**TASK TO COMPLETE:** Check each line of the listing, and copy it if it contains the word "draw".

**SUPPLIED MATERIAL:**

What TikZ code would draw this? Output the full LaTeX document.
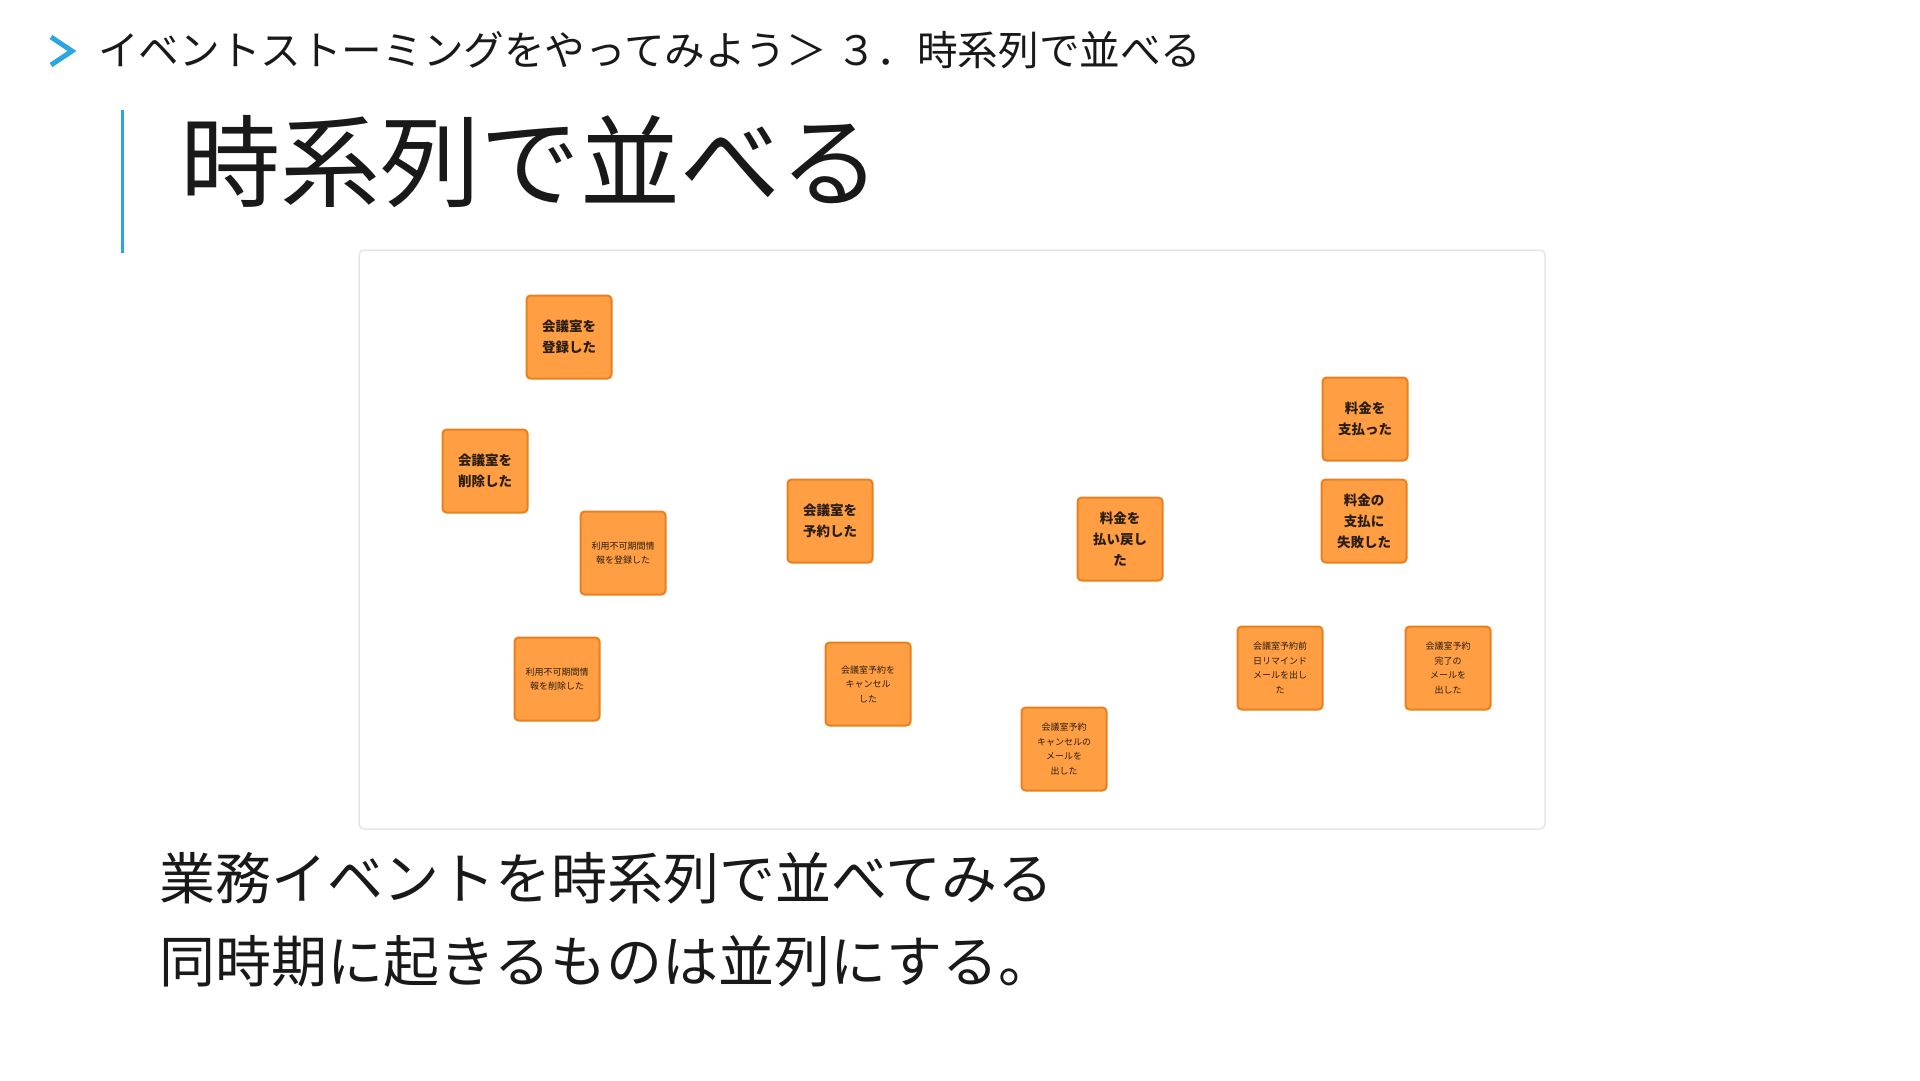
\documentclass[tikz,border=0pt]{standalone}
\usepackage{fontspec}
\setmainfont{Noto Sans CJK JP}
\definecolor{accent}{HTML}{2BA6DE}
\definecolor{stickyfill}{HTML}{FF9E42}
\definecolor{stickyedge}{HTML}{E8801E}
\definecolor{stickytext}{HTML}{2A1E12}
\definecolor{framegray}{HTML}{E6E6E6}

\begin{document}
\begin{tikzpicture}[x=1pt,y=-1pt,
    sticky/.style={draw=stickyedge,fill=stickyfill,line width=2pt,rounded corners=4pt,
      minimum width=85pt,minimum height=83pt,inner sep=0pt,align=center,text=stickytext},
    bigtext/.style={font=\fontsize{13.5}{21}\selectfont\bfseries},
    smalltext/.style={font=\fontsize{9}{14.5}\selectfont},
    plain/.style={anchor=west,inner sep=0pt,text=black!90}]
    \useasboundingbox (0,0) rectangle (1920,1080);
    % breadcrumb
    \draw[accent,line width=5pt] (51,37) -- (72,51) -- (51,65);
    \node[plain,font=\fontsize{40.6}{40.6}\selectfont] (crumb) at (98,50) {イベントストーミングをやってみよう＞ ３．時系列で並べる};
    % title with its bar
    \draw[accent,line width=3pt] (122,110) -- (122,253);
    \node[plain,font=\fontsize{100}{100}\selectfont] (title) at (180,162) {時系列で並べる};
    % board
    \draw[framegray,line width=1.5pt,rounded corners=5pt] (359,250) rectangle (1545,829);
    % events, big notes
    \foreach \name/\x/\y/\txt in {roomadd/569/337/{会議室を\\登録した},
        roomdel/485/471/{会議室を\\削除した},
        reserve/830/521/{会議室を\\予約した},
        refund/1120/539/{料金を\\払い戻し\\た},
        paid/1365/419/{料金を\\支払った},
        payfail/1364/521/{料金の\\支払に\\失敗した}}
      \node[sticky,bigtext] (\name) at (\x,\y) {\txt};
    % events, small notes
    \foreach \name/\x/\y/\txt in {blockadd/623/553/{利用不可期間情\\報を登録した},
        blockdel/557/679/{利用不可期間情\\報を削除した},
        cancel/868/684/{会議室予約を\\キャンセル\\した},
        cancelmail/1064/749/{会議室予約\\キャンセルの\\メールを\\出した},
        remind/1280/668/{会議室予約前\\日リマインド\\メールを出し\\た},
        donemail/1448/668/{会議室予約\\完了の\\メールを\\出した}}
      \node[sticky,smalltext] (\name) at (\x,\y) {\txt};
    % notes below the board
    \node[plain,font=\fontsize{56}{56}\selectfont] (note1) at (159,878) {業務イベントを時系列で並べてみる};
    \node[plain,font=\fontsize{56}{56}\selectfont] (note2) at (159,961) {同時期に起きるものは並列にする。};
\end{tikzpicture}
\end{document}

**THE OUTPUT:**
What TikZ code would draw this? Output the full LaTeX document.
    sticky/.style={draw=stickyedge,fill=stickyfill,line width=2pt,rounded corners=4pt,
    \draw[accent,line width=5pt] (51,37) -- (72,51) -- (51,65);
    \draw[accent,line width=3pt] (122,110) -- (122,253);
    \draw[framegray,line width=1.5pt,rounded corners=5pt] (359,250) rectangle (1545,829);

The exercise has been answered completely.